The March 2026 SAT Vocab Survey + Quiz - US Version

With the help of reports from Reddit's r/SAT, I’ve compiled a list of the most common and challenging vocabulary from the March 2026 US SAT. I've put these into a quiz format for students and parents to challenge themselves. Good luck!

SAT Vocabulary March 14, 2026 Official SAT - Warm-up Reading Passage
Instructions: Read this passage carefully before taking your quiz. All 17 vocabulary words from the March 14, 2026 Official SAT appear in context. Pay attention to how each word is used naturally in the story.
The Archive Project
Dr. Nadia Vasquez had spent two decades establishing herself as the most authoritative voice in musicological scholarship. Every claim in her published work was supported by primary sources, her conclusions drawn only after exhaustive analysis. Students found this quality deeply endearing—she modeled the kind of intellectual honesty most academics preferred to admire from a safe distance.

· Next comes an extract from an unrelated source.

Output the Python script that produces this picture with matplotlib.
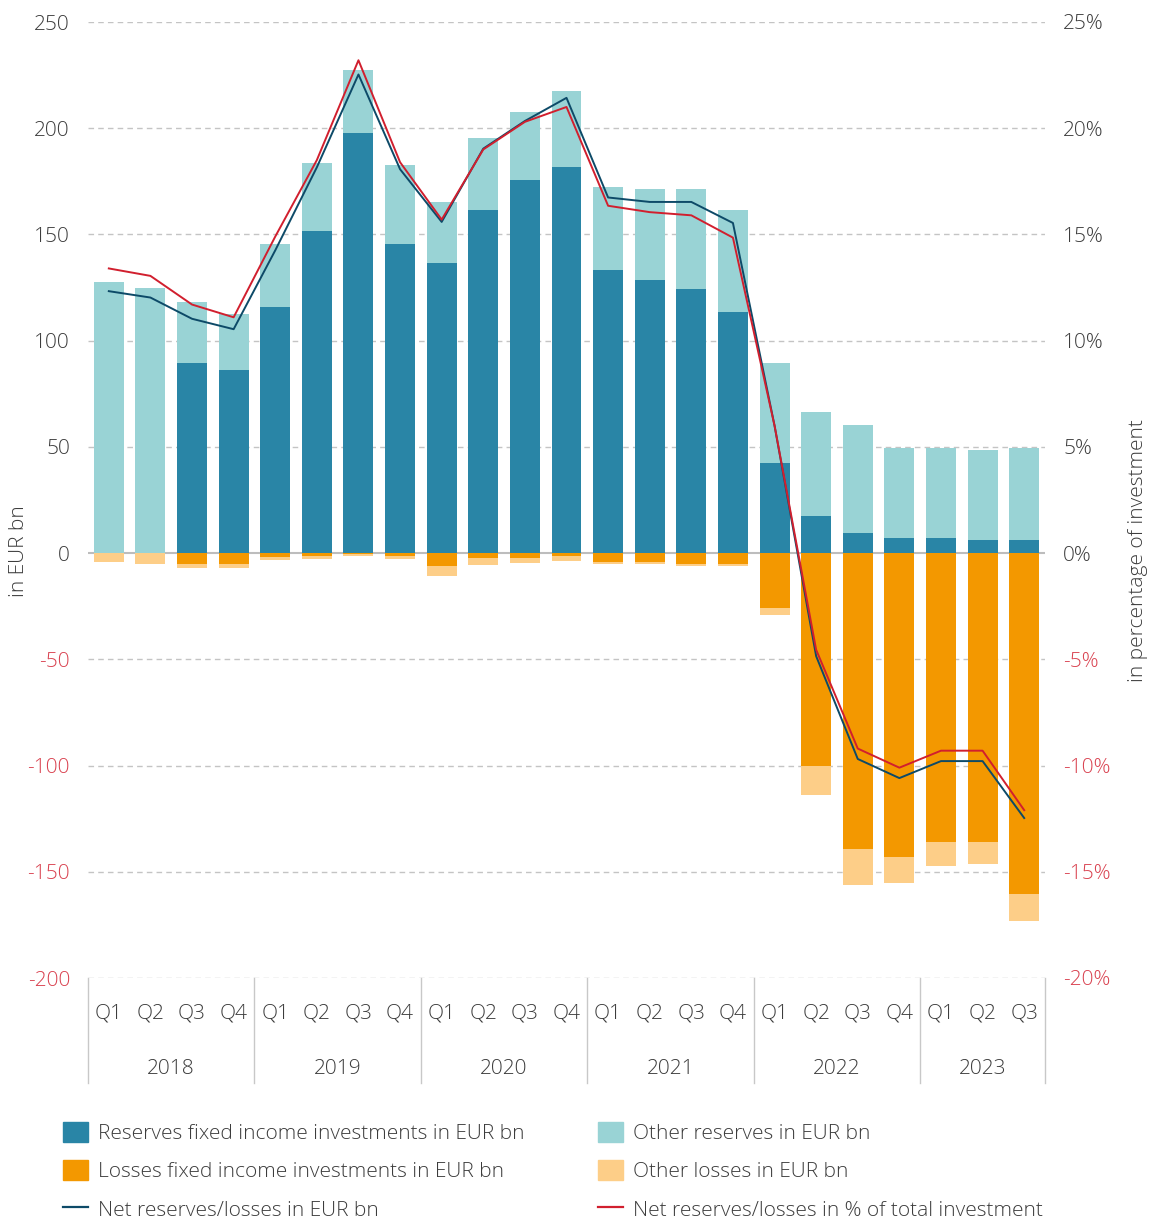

The controversy began when a young researcher named Tomás Reyes published a paper arguing that the multifariousness of the Baroque repertoire had been systematically misrepresented by Western music historians. His argument was immediately pertinent to ongoing debates about canonization and cultural bias—debates that senior scholars had long chosen to avoid. Tomás's iconoclasm unsettled the field. He didn't merely question individual conclusions; he challenged the entire evaluative framework through which European classical music had been curated and celebrated for generations.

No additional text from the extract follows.